------ Information provided

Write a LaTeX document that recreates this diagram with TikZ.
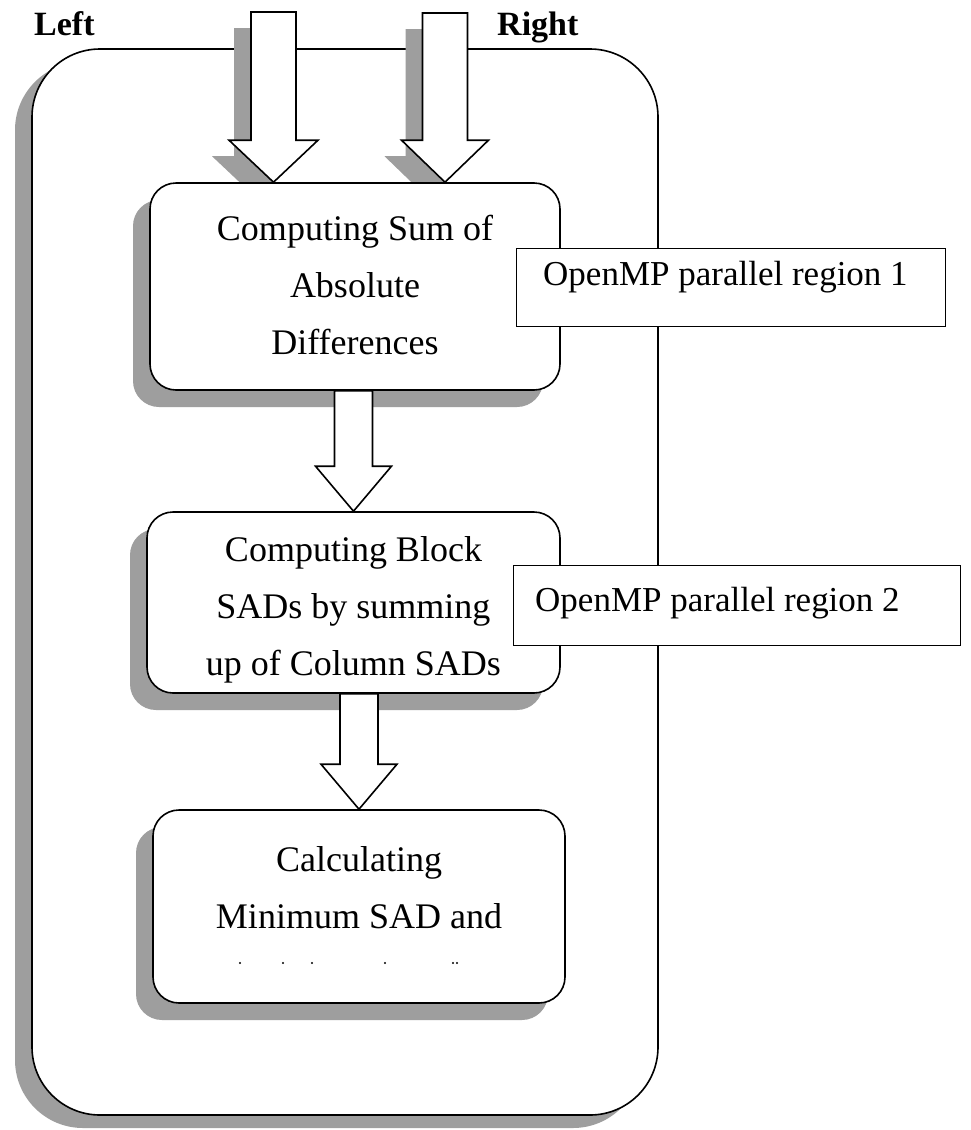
\documentclass[tikz,border=0pt]{standalone}
\usepackage{fontspec}
\setmainfont{Liberation Serif}
\usetikzlibrary{shadows,calc}
\pgfdeclarelayer{bg}
\pgfsetlayers{bg,main}
\newcommand\sstrut{\rule[-17.1pt]{0pt}{57pt}}
\newcommand\blockarr[5]{let \p1=(#1), \p2=(#2) in (\x2-#3,\y1) -- (\x2+#3,\y1) -- (\x2+#3,\y2+#5) -- (\x2+#4,\y2+#5) -- (\x2,\y2) -- (\x2-#4,\y2+#5) -- (\x2-#3,\y2+#5) -- cycle}
\begin{document}
\begin{tikzpicture}[x=1pt,y=-1pt,line join=miter]
\tikzset{
 stepbox/.style={draw, line width=1.6pt, fill=white, rounded corners=26pt, inner sep=0pt, align=center,
   font=\fontsize{36}{57}\selectfont,
   drop shadow={shadow xshift=-17pt, shadow yshift=-17pt, fill=black!38, opacity=1}},
 fatarrow/.style={draw, line width=1.6pt, fill=white},
 ompbox/.style={draw, line width=1.4pt, fill=white, inner sep=0pt, anchor=north west},
 omptext/.style={anchor=base west, font=\fontsize{35}{42}\selectfont, inner sep=0pt},
 sidelabel/.style={anchor=base west, font=\fontsize{34}{40}\selectfont\bfseries, inner sep=0pt},
}
\useasboundingbox (0,0) rectangle (971,1130);

% process boxes
\node[stepbox, minimum width=410pt, minimum height=207pt] (b1) at (355,286.5)
  {\sstrut Computing Sum of\\\sstrut Absolute\\\sstrut Differences};
\node[stepbox, minimum width=413pt, minimum height=175pt] (b2) at (353.5,602.5)
  {\rule[-17.1pt]{0pt}{67pt}Computing Block\\\sstrut SADs by summing\\\sstrut up of Column SADs};
\node[stepbox, minimum width=412pt, minimum height=153pt] (b3) at (359,906.5)
  {\rule[-17.1pt]{0pt}{79pt}Calculating\\\sstrut Minimum SAD and\\\sstrut};

\coordinate (lin) at (273.5,12);
\coordinate (rin) at (445,13);

\begin{pgfonlayer}{bg}
  \node[draw, line width=1.6pt, fill=white, rounded corners=68pt, minimum width=626pt, minimum height=1066pt,
    inner sep=0pt, drop shadow={shadow xshift=-17pt, shadow yshift=-13pt, fill=black!38, opacity=1}] (outer) at (345,582) {};
  \begin{scope}[transform canvas={xshift=-17pt,yshift=-16pt}]
    \fill[black!38] \blockarr{lin}{lin |- b1.north}{22.5pt}{44.5pt}{42pt};
    \fill[black!38] \blockarr{rin}{rin |- b1.north}{22.5pt}{43.5pt}{42pt};
  \end{scope}
\end{pgfonlayer}

% input arrows
\draw[fatarrow] \blockarr{lin}{lin |- b1.north}{22.5pt}{44.5pt}{42pt};
\draw[fatarrow] \blockarr{rin}{rin |- b1.north}{22.5pt}{43.5pt}{42pt};
% flow arrows
\draw[fatarrow] \blockarr{b1.south}{b2.north}{19pt}{38pt}{45pt};
\draw[fatarrow] \blockarr{b2.south}{b3.north}{19pt}{38pt}{45pt};

% faded third line of box 3
\foreach \dx in {240,283,312,385,453,457} \fill (\dx,963) circle (1.2pt);

% OpenMP region labels
\node[ompbox, minimum width=429pt, minimum height=78pt] (r1) at (516,248) {};
\node[omptext] (r1t) at (543,285) {OpenMP parallel region 1};
\node[ompbox, minimum width=447pt, minimum height=80pt] (r2) at (513,565) {};
\node[omptext] (r2t) at (535,611) {OpenMP parallel region 2};

% side labels
\node[sidelabel] (left) at (34,35) {Left};
\node[sidelabel] (right) at (497,35) {Right};
\end{tikzpicture}
\end{document}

------------

Instruction: Output exactly the span of lines from the top of the listing through the line holding "(0,0) rectangle (971,1130);", and leave every picture out.

Response:
Write a LaTeX document that recreates this diagram with TikZ.
\documentclass[tikz,border=0pt]{standalone}
\usepackage{fontspec}
\setmainfont{Liberation Serif}
\usetikzlibrary{shadows,calc}
\pgfdeclarelayer{bg}
\pgfsetlayers{bg,main}
\newcommand\sstrut{\rule[-17.1pt]{0pt}{57pt}}
\newcommand\blockarr[5]{let \p1=(#1), \p2=(#2) in (\x2-#3,\y1) -- (\x2+#3,\y1) -- (\x2+#3,\y2+#5) -- (\x2+#4,\y2+#5) -- (\x2,\y2) -- (\x2-#4,\y2+#5) -- (\x2-#3,\y2+#5) -- cycle}
\begin{document}
\begin{tikzpicture}[x=1pt,y=-1pt,line join=miter]
\tikzset{
 stepbox/.style={draw, line width=1.6pt, fill=white, rounded corners=26pt, inner sep=0pt, align=center,
   font=\fontsize{36}{57}\selectfont,
   drop shadow={shadow xshift=-17pt, shadow yshift=-17pt, fill=black!38, opacity=1}},
 fatarrow/.style={draw, line width=1.6pt, fill=white},
 ompbox/.style={draw, line width=1.4pt, fill=white, inner sep=0pt, anchor=north west},
 omptext/.style={anchor=base west, font=\fontsize{35}{42}\selectfont, inner sep=0pt},
 sidelabel/.style={anchor=base west, font=\fontsize{34}{40}\selectfont\bfseries, inner sep=0pt},
}
\useasboundingbox (0,0) rectangle (971,1130);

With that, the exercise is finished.